More than 50 more were injured in the disaster in southeastern Minas Gerais state, said Adao Severino Junior, fire chief in the city of Mariana.

The number of missing looks set to surpass 40 but this is not official yet, he added.

Television footage showed a torrent of muck several hundred meters (yards) long that had swamped houses and ripped off their roofs.

The mud from the mineral waste reservoir reached up the intact roofs of some houses, atop of which stranded people waited to be rescued.

Some homes seemed to have been swept hundreds of meters by the rushing wall of mud.

The village of Bento Rodrigues near the dam is 80 percent buried, the fire chief said. Several people are missing and more mudslides are possible, he said.

“The situation is grim. It is dark. There is a lot of mud,” Severino said. “There is no way to survive under that material.”

Bento Rodrigues has a population of about 600, most of whom work for the mining company.

To make matters worse, the mud that spilled from the reservoir toppled electrical pylons, cutting off power. As night fell, the disaster area was in complete darkness.

Mariana mayor Duarte Junior said teams are having trouble reaching the site.

“The closest we could get was more or less 500 meters. We cannot get closer because of the mud,” he told AFP by phone. “We do not really know what happened.”

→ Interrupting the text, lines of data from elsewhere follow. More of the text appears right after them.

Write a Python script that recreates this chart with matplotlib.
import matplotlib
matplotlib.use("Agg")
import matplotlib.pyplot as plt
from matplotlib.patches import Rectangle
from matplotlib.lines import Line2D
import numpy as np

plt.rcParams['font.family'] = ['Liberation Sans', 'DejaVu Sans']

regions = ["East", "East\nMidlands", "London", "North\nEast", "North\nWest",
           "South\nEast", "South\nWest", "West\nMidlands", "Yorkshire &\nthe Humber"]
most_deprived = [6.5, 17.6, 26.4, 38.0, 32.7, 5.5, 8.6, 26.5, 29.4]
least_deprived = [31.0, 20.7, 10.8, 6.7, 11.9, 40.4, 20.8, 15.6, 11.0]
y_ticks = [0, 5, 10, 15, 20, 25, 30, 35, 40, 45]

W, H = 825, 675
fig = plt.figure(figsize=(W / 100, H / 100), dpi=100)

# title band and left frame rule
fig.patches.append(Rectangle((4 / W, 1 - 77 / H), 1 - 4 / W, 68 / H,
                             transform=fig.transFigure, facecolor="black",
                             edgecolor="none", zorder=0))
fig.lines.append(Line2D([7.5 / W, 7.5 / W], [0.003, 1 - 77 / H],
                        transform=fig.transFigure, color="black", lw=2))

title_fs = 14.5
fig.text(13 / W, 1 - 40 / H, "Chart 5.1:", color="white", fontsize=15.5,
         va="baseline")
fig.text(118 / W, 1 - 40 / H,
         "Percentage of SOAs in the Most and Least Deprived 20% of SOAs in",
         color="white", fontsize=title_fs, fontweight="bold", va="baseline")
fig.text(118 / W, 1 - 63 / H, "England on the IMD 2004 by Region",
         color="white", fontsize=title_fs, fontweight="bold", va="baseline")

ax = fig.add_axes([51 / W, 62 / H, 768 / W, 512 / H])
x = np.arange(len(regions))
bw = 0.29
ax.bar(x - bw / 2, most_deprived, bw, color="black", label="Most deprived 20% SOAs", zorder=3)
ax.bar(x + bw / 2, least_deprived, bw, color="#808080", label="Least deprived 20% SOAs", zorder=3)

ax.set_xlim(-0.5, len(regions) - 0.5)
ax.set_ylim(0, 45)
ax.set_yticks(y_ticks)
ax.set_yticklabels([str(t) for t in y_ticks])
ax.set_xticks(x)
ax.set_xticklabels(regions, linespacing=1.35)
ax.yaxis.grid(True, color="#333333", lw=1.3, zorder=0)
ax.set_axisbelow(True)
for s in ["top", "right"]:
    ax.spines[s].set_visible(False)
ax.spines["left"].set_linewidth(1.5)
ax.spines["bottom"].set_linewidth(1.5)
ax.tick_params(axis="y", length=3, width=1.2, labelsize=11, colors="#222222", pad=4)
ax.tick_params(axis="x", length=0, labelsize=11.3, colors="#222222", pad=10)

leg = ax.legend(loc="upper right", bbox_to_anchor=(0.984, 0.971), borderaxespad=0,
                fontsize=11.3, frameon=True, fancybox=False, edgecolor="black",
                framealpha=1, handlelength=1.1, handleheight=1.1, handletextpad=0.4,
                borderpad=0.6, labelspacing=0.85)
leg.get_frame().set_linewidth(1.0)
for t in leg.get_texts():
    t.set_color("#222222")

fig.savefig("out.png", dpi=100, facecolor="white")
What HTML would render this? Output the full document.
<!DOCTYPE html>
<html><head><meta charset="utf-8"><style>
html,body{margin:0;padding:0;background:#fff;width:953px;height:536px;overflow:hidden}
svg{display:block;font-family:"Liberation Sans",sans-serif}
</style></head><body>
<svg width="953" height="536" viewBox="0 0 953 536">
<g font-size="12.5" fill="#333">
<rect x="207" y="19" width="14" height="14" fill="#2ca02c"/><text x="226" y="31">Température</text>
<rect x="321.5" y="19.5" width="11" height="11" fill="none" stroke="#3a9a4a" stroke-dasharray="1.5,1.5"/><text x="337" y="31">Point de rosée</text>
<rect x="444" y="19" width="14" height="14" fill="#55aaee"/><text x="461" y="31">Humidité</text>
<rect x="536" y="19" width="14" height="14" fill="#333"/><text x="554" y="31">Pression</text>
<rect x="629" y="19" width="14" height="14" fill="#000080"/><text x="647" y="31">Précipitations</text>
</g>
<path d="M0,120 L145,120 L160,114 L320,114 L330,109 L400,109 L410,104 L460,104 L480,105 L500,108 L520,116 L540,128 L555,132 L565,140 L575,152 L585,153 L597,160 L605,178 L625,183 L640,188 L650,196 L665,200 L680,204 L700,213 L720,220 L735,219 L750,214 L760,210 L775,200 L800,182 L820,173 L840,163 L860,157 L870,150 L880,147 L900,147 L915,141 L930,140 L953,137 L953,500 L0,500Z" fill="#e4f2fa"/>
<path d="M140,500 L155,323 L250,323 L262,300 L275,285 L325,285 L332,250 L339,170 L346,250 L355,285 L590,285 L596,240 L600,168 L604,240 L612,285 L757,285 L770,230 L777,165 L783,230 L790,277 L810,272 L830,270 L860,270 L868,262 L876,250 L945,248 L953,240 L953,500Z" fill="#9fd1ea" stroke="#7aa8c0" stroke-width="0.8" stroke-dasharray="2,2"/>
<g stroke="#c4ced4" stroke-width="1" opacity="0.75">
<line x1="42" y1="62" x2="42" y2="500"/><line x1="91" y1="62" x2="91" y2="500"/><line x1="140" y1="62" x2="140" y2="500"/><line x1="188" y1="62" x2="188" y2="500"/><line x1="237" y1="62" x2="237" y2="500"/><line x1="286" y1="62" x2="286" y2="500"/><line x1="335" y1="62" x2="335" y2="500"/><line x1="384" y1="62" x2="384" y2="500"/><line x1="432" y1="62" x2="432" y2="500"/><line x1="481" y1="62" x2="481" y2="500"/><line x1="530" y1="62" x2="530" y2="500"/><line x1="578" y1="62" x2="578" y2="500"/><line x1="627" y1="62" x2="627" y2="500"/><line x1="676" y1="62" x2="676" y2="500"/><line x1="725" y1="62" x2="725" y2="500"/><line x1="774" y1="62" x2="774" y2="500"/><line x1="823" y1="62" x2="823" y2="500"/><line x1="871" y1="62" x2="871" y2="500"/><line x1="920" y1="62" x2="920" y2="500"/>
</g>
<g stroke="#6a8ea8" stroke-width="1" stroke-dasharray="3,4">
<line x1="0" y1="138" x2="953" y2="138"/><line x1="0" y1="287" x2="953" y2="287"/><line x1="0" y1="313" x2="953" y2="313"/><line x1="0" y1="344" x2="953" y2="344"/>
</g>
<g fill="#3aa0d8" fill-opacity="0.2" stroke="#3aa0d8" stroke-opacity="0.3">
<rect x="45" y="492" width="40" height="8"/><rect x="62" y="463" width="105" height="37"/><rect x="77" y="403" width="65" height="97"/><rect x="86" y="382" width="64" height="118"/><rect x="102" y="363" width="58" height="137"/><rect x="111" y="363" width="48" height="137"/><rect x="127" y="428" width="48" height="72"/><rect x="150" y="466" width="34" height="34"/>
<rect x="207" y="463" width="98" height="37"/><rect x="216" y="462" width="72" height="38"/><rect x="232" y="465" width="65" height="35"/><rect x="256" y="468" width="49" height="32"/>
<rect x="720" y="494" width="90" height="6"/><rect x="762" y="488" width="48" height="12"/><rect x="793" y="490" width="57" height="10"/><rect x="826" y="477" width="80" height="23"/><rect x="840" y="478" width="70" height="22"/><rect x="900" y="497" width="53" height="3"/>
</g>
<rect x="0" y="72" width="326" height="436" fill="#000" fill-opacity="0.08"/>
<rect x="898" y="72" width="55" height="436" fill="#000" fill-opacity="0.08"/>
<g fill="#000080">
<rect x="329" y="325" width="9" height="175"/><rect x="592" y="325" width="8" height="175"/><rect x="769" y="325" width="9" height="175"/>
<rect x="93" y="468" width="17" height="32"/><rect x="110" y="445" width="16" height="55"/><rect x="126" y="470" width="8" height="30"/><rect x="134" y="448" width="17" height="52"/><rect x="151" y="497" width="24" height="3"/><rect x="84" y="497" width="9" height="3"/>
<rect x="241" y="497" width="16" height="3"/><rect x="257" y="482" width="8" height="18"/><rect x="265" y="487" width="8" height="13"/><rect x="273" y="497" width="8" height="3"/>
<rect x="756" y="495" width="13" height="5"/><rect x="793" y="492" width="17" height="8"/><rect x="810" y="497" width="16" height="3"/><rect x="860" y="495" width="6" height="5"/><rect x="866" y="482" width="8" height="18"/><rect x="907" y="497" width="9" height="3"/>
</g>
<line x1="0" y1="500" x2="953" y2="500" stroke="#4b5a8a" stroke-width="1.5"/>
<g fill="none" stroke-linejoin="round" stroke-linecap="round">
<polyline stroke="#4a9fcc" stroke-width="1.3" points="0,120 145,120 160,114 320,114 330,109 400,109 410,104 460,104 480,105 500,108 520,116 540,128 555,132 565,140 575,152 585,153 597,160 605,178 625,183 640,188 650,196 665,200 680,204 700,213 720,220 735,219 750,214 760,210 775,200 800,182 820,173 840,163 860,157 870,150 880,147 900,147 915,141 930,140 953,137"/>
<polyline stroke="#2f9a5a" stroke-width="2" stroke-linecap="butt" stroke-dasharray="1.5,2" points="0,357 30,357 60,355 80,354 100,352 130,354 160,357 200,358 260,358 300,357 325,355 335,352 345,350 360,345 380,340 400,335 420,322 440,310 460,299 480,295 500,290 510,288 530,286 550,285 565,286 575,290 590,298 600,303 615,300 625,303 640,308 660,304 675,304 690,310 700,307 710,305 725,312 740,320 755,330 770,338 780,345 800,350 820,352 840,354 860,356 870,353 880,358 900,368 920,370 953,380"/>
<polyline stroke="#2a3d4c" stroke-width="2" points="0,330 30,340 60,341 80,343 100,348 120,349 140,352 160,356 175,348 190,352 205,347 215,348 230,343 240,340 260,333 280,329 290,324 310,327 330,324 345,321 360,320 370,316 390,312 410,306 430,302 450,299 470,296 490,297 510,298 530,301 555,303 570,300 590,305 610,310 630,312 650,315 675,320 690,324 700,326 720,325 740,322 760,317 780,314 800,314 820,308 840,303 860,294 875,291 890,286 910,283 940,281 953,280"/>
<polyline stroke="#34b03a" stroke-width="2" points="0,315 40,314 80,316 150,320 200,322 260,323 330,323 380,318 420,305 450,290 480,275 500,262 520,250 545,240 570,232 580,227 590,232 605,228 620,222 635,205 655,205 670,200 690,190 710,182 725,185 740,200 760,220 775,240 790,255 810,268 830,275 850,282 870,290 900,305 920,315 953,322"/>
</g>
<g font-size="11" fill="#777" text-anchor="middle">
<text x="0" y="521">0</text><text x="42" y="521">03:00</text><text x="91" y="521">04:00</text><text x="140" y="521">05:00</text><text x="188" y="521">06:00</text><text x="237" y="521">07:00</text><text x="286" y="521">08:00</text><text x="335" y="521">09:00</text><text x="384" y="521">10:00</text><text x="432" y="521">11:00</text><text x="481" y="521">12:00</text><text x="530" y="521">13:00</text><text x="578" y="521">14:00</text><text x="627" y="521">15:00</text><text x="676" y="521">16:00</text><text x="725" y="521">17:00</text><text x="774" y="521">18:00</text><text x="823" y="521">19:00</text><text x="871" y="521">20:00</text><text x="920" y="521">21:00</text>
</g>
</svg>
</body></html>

Roberto Verona, a local journalist, said the buried village had an emergency evacuation plan that may have given most people there time to escape as the mudslide rushed down on them.

The stream of mud stretched two kilometers (one mile) from the reservoir to the village.

– Roads blocked –

The mining company Samarco, which operates the site, is jointly owned by two mining giants, Vale of Brazil and BHP Billiton of Australia.

“We flew over the area. All access roads are blocked by the stream of mining waste,” a police officer from the nearby town of Mariana told AFP. He did not give his name.

Samarco chairman Ricardo Vescovi said the company is doing everything it can to help people working at the site or living nearby.

The surface area of mud held back by the dam that gave way is equivalent to 10 football fields. Twenty-five people worked there, local mining union leader Ronaldo Bentro said. He earlier gave the death toll as just one person.

For reasons yet unknown, the dam broke about 4:20pm (1820 GMT) between the old colonial towns of Ouro Preto and Mariana, in a major mining region.

Firefighters and other emergency teams rushed to the scene and residents were ordered to evacuate.

President Dilma Rousseff offered aid from the army and national civil defense teams.

Minas Gerais has been the main mining hub of Brazil since the 16th century. First came gold, then mining of iron ore, other minerals and semi-precious stones.